I admire your adventures. What an incredible outing this was. Muy bien!

Dina Kountoupes on

OMG I actually took my first trip away from my oldest daughter Kiki when she was 2 years old for work for a week in Piedra Herrada to do a monarch workshop with the trail guides at the reserve! I was working with Karen Oberhauser in the Monarch Lab at the U of MN and I couldn't pass up the opportunity. What a magical place huh? So cool and inspiring that you took the kiddos.Since the moment I got back I've been promising Kiki (now almost 7 yrs old) that I would take her with me next time...

todd hoitsma on

Finally caught up on some of your adventures! It sounds awesome down there and remember it is mud season here in Montana...not the best time of year... and it makes your stories seem all the better! Your blog is good timing: I just read a great story on the Monarchs and how over the last 10 or 15 years one Monarch refugia area had stopped logging that was devastating habitat and they had gradually overcome resistance from locals - as now they benefit from tourism..

Hunt on

What a great thing Steve.
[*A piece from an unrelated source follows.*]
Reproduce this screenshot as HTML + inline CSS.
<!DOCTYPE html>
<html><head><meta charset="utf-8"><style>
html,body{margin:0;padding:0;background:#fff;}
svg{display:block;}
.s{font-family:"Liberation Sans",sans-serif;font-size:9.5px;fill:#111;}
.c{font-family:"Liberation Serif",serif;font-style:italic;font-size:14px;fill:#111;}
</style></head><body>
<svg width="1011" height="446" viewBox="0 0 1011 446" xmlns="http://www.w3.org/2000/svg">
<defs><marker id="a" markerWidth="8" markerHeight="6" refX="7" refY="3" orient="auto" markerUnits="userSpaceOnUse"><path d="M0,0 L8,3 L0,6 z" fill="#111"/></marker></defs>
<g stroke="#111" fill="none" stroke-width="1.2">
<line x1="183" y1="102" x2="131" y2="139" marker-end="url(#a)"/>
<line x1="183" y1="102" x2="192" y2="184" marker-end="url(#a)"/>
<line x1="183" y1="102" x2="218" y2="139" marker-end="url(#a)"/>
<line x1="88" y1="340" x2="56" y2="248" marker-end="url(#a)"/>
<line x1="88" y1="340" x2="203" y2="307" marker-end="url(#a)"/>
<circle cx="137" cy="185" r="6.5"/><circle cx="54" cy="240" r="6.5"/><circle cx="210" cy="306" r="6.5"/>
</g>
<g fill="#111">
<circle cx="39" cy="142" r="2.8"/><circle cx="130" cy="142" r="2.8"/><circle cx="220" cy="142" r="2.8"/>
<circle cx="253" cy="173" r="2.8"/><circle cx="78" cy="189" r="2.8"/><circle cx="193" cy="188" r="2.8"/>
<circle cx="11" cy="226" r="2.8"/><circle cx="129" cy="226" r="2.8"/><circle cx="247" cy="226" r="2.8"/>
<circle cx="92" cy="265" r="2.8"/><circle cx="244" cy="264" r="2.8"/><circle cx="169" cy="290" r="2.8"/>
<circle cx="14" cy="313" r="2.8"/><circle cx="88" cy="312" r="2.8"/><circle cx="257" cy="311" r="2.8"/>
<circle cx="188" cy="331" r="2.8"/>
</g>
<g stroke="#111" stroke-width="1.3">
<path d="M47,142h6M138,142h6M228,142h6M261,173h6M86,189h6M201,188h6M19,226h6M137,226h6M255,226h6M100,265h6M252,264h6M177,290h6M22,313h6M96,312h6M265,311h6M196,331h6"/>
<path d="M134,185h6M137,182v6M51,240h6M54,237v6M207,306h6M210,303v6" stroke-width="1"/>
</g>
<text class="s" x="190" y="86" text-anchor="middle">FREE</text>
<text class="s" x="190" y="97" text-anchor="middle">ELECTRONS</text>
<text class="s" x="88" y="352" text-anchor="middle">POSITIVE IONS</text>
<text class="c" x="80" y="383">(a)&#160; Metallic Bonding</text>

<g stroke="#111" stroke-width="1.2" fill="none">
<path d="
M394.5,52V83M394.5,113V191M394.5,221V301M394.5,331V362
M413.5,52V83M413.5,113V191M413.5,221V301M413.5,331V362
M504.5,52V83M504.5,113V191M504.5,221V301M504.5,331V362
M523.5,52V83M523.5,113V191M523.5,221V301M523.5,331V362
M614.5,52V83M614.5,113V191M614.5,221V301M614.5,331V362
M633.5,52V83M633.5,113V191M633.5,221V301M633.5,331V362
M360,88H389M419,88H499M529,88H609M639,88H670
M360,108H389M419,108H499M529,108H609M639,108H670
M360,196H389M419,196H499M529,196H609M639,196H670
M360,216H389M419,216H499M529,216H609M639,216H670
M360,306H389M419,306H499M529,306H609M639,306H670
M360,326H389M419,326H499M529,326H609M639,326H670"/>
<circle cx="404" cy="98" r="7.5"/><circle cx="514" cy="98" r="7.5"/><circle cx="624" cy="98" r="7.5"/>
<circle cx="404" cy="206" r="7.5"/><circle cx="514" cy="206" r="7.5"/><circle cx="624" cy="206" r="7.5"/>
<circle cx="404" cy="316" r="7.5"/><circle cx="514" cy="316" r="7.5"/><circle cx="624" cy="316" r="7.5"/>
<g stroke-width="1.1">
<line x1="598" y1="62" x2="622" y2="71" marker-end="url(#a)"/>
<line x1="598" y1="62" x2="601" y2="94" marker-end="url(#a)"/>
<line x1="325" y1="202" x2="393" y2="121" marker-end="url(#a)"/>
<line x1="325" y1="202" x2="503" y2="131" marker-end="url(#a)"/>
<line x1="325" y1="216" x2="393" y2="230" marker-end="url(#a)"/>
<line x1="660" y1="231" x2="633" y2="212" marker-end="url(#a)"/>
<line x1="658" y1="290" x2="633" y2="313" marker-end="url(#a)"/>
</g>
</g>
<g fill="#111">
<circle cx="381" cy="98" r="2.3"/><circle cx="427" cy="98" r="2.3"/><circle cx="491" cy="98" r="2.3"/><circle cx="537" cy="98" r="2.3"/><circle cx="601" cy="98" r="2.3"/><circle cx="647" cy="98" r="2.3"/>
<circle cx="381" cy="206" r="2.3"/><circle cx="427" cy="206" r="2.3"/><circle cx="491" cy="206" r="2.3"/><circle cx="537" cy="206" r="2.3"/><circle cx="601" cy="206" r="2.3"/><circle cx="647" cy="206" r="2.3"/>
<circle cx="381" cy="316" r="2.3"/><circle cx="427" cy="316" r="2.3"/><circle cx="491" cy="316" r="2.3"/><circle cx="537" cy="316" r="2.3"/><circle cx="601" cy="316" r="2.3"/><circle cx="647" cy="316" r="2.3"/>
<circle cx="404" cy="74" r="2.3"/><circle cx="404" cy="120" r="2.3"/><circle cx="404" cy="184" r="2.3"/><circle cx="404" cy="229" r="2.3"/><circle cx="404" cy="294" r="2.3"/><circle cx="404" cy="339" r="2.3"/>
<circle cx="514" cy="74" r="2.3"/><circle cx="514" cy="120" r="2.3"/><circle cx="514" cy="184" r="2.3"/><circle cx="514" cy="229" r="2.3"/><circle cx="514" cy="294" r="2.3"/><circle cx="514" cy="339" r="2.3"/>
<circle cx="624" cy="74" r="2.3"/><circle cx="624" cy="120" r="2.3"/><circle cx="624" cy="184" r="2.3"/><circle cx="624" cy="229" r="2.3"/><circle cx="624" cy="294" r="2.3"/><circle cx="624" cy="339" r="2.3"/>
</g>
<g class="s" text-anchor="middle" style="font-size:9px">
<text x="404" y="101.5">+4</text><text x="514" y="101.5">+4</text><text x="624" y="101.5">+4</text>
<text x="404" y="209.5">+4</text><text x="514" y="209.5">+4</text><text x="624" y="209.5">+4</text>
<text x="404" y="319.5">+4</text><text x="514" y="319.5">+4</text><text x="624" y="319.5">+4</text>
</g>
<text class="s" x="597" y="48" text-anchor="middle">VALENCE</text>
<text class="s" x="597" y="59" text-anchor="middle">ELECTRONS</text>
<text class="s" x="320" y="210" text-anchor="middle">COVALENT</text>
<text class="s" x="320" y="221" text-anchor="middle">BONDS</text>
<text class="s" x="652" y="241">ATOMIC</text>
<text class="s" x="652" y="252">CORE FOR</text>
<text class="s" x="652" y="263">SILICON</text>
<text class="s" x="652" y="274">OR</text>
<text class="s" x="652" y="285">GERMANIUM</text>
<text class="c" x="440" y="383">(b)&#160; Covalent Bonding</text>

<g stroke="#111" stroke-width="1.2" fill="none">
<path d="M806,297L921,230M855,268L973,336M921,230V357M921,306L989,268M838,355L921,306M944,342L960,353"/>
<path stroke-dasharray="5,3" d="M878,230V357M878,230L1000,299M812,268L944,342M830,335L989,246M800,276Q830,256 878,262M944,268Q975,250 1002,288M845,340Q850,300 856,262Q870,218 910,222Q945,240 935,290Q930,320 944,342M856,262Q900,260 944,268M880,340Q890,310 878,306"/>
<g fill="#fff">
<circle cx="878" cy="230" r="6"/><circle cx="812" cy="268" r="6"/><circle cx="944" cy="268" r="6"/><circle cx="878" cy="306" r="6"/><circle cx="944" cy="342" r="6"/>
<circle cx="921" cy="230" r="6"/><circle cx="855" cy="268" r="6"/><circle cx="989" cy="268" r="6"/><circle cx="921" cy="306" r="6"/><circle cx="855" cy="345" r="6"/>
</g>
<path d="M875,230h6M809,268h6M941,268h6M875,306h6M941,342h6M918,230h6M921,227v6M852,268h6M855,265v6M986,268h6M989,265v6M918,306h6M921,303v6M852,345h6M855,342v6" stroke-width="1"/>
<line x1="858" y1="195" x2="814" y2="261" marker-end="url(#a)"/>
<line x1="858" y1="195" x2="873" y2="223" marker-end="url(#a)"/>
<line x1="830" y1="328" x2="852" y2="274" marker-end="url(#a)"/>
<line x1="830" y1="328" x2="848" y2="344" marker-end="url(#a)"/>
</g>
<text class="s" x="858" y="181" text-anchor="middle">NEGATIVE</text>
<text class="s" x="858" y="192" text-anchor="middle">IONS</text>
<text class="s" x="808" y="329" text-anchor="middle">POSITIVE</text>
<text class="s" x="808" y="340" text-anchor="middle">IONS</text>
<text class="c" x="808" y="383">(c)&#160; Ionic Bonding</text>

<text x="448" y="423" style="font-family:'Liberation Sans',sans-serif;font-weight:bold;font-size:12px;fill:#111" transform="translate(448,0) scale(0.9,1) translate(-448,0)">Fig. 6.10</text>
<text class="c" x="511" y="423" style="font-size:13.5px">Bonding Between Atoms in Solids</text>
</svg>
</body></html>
I'm envious . During those 4 winters we were in very nearby Cuernavaca we never went to the mariposas... so it was enjoyable for me to see your pics!! Thanks and what a great trip for the kids ...they are lucky and will have super show-and-tell reports. when they come back!!

Diane Rushing on

What wonderful adventures.... and memories.... you are creating with your children. Such fun!

Patricia Arend on

Wow! What an amazing, once in a lifetime adventure. I adore the pic of Zola and Micah looking up at the butterflies. Beautiful.